#### [The records]
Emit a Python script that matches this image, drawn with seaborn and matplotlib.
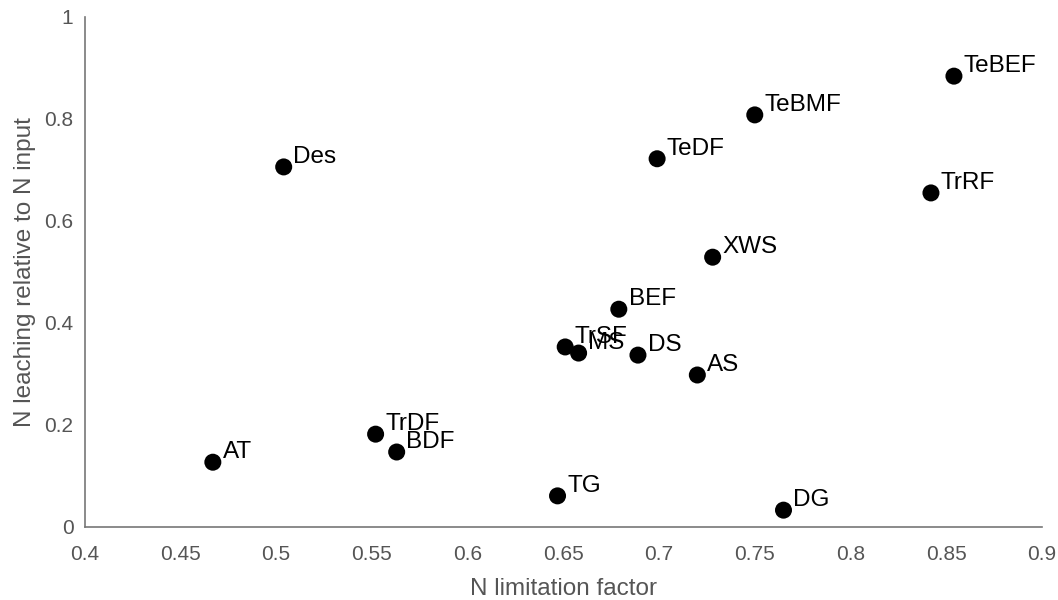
import matplotlib
matplotlib.use("Agg")
import matplotlib.pyplot as plt
import pandas as pd
import seaborn as sns

# data
biomes = ["AT", "Des", "TrDF", "BDF", "TG", "TrSF", "MS", "BEF", "DS",
          "TeDF", "AS", "XWS", "TeBMF", "DG", "TrRF", "TeBEF"]
n_limitation = [0.467, 0.504, 0.552, 0.563, 0.647, 0.651, 0.658, 0.679, 0.689,
                0.699, 0.720, 0.728, 0.750, 0.765, 0.842, 0.854]
n_leaching = [0.127, 0.706, 0.182, 0.147, 0.061, 0.353, 0.341, 0.427, 0.337,
              0.722, 0.298, 0.529, 0.808, 0.033, 0.655, 0.884]
x_ticks = [0.4, 0.45, 0.5, 0.55, 0.6, 0.65, 0.7, 0.75, 0.8, 0.85, 0.9]
y_ticks = [0, 0.2, 0.4, 0.6, 0.8, 1]

df = pd.DataFrame({"biome": biomes, "x": n_limitation, "y": n_leaching})

sns.set_style("white")
plt.rcParams["font.family"] = ["Liberation Sans", "DejaVu Sans"]

fig = plt.figure(figsize=(10.58, 6), dpi=100)
ax = fig.add_axes([0.0799, 0.1217, 0.905, 0.85])

sns.scatterplot(data=df, x="x", y="y", ax=ax, color="black", s=150,
                edgecolor="none", zorder=3)

# labels sit just up and right of each point (overlaps as in the original)
for _, r in df.iterrows():
    ax.annotate(r["biome"], (r["x"], r["y"]), xytext=(7, 3),
                textcoords="offset points", fontsize=17.5, color="black",
                va="baseline", ha="left")

ax.set_xlim(0.4, 0.9)
ax.set_ylim(0, 1)
ax.set_xticks(x_ticks)
ax.set_xticklabels([f"{t:g}" for t in x_ticks])
ax.set_yticks(y_ticks)
ax.set_yticklabels([f"{t:g}" for t in y_ticks])

gray = "#555555"
for side in ["top", "right"]:
    ax.spines[side].set_visible(False)
for side in ["left", "bottom"]:
    ax.spines[side].set_color("#777777")
    ax.spines[side].set_linewidth(1.2)
ax.tick_params(direction="in", length=7, width=1.2, colors="#777777",
               labelcolor=gray, labelsize=15)
ax.tick_params(axis="x", pad=13)
ax.tick_params(axis="y", pad=8)

ax.set_xlabel("N limitation factor", fontsize=17.5, color=gray, labelpad=10)
ax.set_ylabel("N leaching relative to N input", fontsize=17.5, color=gray, labelpad=6)

fig.savefig("out.png", dpi=100)
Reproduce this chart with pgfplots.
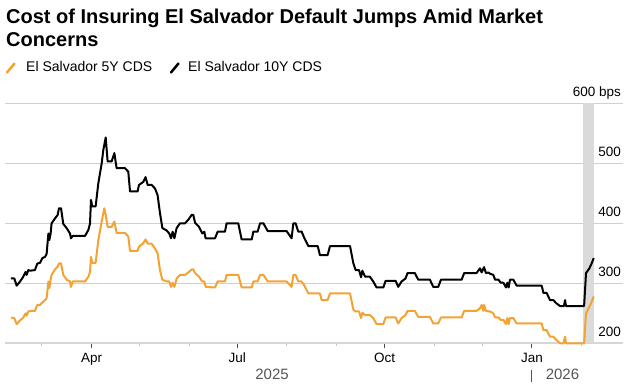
\documentclass[border=0pt]{standalone}
\usepackage{fontspec}
\setmainfont{Liberation Sans}
\usepackage{pgfplots}
\pgfplotsset{compat=1.18}
\definecolor{cdsorange}{HTML}{F4A232}
\definecolor{gridgray}{HTML}{D0D0D0}
\definecolor{axisgray}{HTML}{D6D6D6}
\definecolor{bandgray}{HTML}{DADADA}
\definecolor{yeargray}{HTML}{555555}
\begin{document}
\begin{tikzpicture}
\useasboundingbox (0pt,0pt) rectangle (633pt,390pt);
\node[anchor=base west, inner sep=0pt, font=\fontsize{20}{24}\selectfont\bfseries] at (6pt,366pt) {Cost of Insuring El Salvador Default Jumps Amid Market};
\node[anchor=base west, inner sep=0pt, font=\fontsize{20}{24}\selectfont\bfseries] at (6pt,343pt) {Concerns};
\draw[cdsorange, line width=2.5pt, line cap=round] (7pt,317.5pt) -- (14.5pt,326.5pt);
\node[anchor=base west, inner sep=0pt, font=\fontsize{14}{16}\selectfont] at (26pt,318pt) {El Salvador 5Y CDS};
\draw[black, line width=2.5pt, line cap=round] (171pt,317.5pt) -- (178.5pt,326.5pt);
\node[anchor=base west, inner sep=0pt, font=\fontsize{14}{16}\selectfont] at (188pt,318pt) {El Salvador 10Y CDS};
\begin{axis}[
  at={(5pt,46.7pt)}, anchor=south west,
  scale only axis, width=618pt, height=240pt,
  xmin=35.9, xmax=421.9, ymin=200, ymax=600,
  clip=false,
  axis line style={draw=none},
  /pgf/number format/assume math mode=true,
  xtick={90,181,273,365}, xticklabels={Apr,Jul,Oct,Jan},
  minor xtick={59,120,151,212,243,304,334,396},
  xtick pos=bottom, tick align=outside,
  major tick length=5pt, minor tick length=3pt,
  every major tick/.append style={draw=black!70, line width=1pt},
  every minor tick/.append style={draw=black!22, line width=1pt},
  xticklabel style={anchor=base, inner sep=0pt, yshift=-14.7pt, font=\fontsize{13.5}{16}\selectfont},
  ytick={200,300,400,500,600}, yticklabels={200,300,400,500,600 bps},
  ytick style={draw=none},
  yticklabel pos=right,
  yticklabel style={anchor=base east, inner sep=0pt, xshift=-7pt, yshift=6.5pt, font=\fontsize{13.5}{16}\selectfont},
  ymajorgrids, grid style={gridgray, line width=1pt},
  extra y ticks={200}, extra y tick labels={},
  extra y tick style={grid style={axisgray, line width=2pt}},
]
\fill[bandgray] (axis cs:396.8,200) rectangle (axis cs:403.6,600);
\addplot[cdsorange, line width=2pt, line join=round] coordinates {
(39.6,243) (41.7,242) (43.2,232) (45.3,238) (47.3,243) (48.8,250) (49.4,246) (50.5,253) (51.5,254) (54.6,254) (56.1,264) (57.8,264) (59.2,268) (60.9,272) (61.9,275) (63.0,303) (63.6,292) (64.4,306) (65.0,314) (67.1,323) (68.8,328) (69.6,333) (70.9,333) (72.3,314) (74.4,306) (76.5,303) (77.1,294) (78.2,303) (85.9,303) (88.0,311) (89.0,319) (89.6,344) (90.4,334) (92.5,334) (94.2,372) (96.3,403) (97.9,425) (98.8,414) (100.0,394) (102.5,394) (104.2,403) (105.6,384) (110.8,384) (112.9,378) (114.0,354) (118.7,354) (119.6,361) (122.3,367) (123.7,373) (125.0,366) (127.5,366) (129.6,358) (131.2,350) (132.7,322) (134.2,306) (136.9,303) (138.5,303) (139.6,294) (140.6,301) (141.7,294) (143.1,308) (145.2,314) (148.3,314) (150.4,318) (152.5,323) (153.5,323) (154.6,317) (157.1,311) (159.1,303) (160.4,303) (161.2,294) (167.1,293) (168.7,303) (173.3,303) (174.3,314) (181.6,314) (183.7,293) (190.0,293) (191.0,303) (193.7,303) (195.2,314) (197.3,314) (200.0,303) (211.8,303) (214.9,294) (216.0,314) (217.4,314) (219.1,303) (221.2,303) (222.9,296) (225.4,283) (232.6,283) (233.7,272) (237.4,272) (238.9,283) (251.4,283) (253.5,256) (254.9,253) (257.0,253) (258.3,242) (259.1,251) (260.8,247) (263.8,247) (265.9,242) (268.0,232) (272.2,232) (273.6,243) (279.9,243) (281.5,233) (283.6,242) (286.1,247) (287.3,254) (291.9,254) (294.0,244) (301.3,244) (303.4,233) (306.5,233) (308.2,243) (321.1,243) (322.7,254) (330.4,254) (332.5,258) (333.6,264) (334.6,254) (335.1,264) (336.3,254) (338.8,253) (340.9,250) (342.0,243) (344.1,243) (345.5,239) (347.2,239) (348.8,232) (349.7,242) (350.5,232) (351.3,242) (353.4,242) (355.5,233) (371.1,233) (372.2,222) (374.2,222) (376.3,211) (378.4,211) (380.1,206) (382.6,200) (384.7,200) (385.7,211) (386.3,200) (397.6,200) (398.8,250) (400.9,261) (402.3,269) (403.6,278)
};
\addplot[black, line width=2pt, line join=round] coordinates {
(39.6,308) (41.7,308) (43.2,296) (45.3,303) (47.3,311) (48.8,319) (49.4,314) (50.5,322) (51.5,321) (54.6,322) (56.1,333) (57.8,334) (59.2,342) (60.9,344) (61.9,349) (63.0,383) (63.6,372) (64.4,383) (65.0,400) (67.1,408) (68.8,414) (69.6,425) (70.9,425) (72.3,399) (74.4,392) (76.5,383) (77.1,375) (78.2,379) (85.9,379) (88.0,389) (89.0,400) (89.6,439) (90.4,428) (92.5,428) (94.2,467) (96.3,500) (97.3,522) (98.8,543) (100.0,503) (102.5,503) (104.2,517) (105.6,492) (110.8,492) (112.9,486) (114.0,453) (118.7,453) (119.6,464) (122.3,469) (123.7,477) (125.0,464) (127.5,464) (129.6,458) (131.2,447) (132.7,417) (134.2,392) (136.9,388) (138.5,383) (139.6,375) (140.6,386) (141.7,375) (143.1,392) (145.2,400) (148.3,400) (150.4,406) (152.5,414) (153.5,414) (154.6,401) (157.1,394) (159.1,383) (160.4,386) (161.2,375) (167.1,375) (168.7,386) (173.3,386) (174.3,400) (181.6,400) (183.7,373) (190.0,373) (191.0,386) (193.7,386) (195.2,400) (197.3,400) (200.0,387) (211.8,387) (214.9,375) (216.0,400) (217.4,400) (219.1,386) (221.2,386) (222.9,375) (225.4,362) (231.2,362) (232.6,347) (237.4,347) (238.9,362) (251.4,362) (253.5,333) (254.9,322) (257.0,322) (258.3,310) (259.1,321) (260.8,311) (263.8,311) (265.9,303) (268.0,293) (272.2,293) (273.6,304) (279.9,304) (281.5,294) (283.6,303) (286.1,308) (287.3,317) (291.9,317) (294.0,306) (301.3,306) (303.4,294) (306.5,294) (308.2,306) (321.1,306) (322.7,317) (330.4,317) (332.6,325) (333.6,318) (335.1,327) (336.3,317) (337.8,318) (338.8,316) (340.9,314) (342.0,306) (344.1,306) (345.5,301) (347.2,301) (348.8,293) (349.7,301) (350.5,293) (351.3,306) (353.4,306) (355.5,296) (371.1,296) (372.2,284) (374.2,284) (376.3,272) (378.4,272) (380.1,267) (382.6,262) (385.0,262) (385.7,272) (386.3,262) (397.6,262) (398.8,317) (400.9,325) (402.3,333) (403.6,342)
};
\node[anchor=base, inner sep=0pt, yshift=-36.7pt, text=yeargray, font=\fontsize{15}{18}\selectfont] at (axis cs:202.7,200) {2025};
\node[anchor=base, inner sep=0pt, yshift=-36.7pt, text=yeargray, font=\fontsize{15}{18}\selectfont] at (axis cs:384.1,200) {2026};
\draw[yeargray, line width=1pt] (axis cs:365,200) ++(0pt,-27pt) -- ++(0pt,-12pt);
\end{axis}
\end{tikzpicture}
\end{document}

#### [Task objective]
Restate the lines of the records exactly, starting at the first and stopping after the line with "import seaborn as sns". Leave out any picture.

#### [Response to the exercise]
Emit a Python script that matches this image, drawn with seaborn and matplotlib.
import matplotlib
matplotlib.use("Agg")
import matplotlib.pyplot as plt
import pandas as pd
import seaborn as sns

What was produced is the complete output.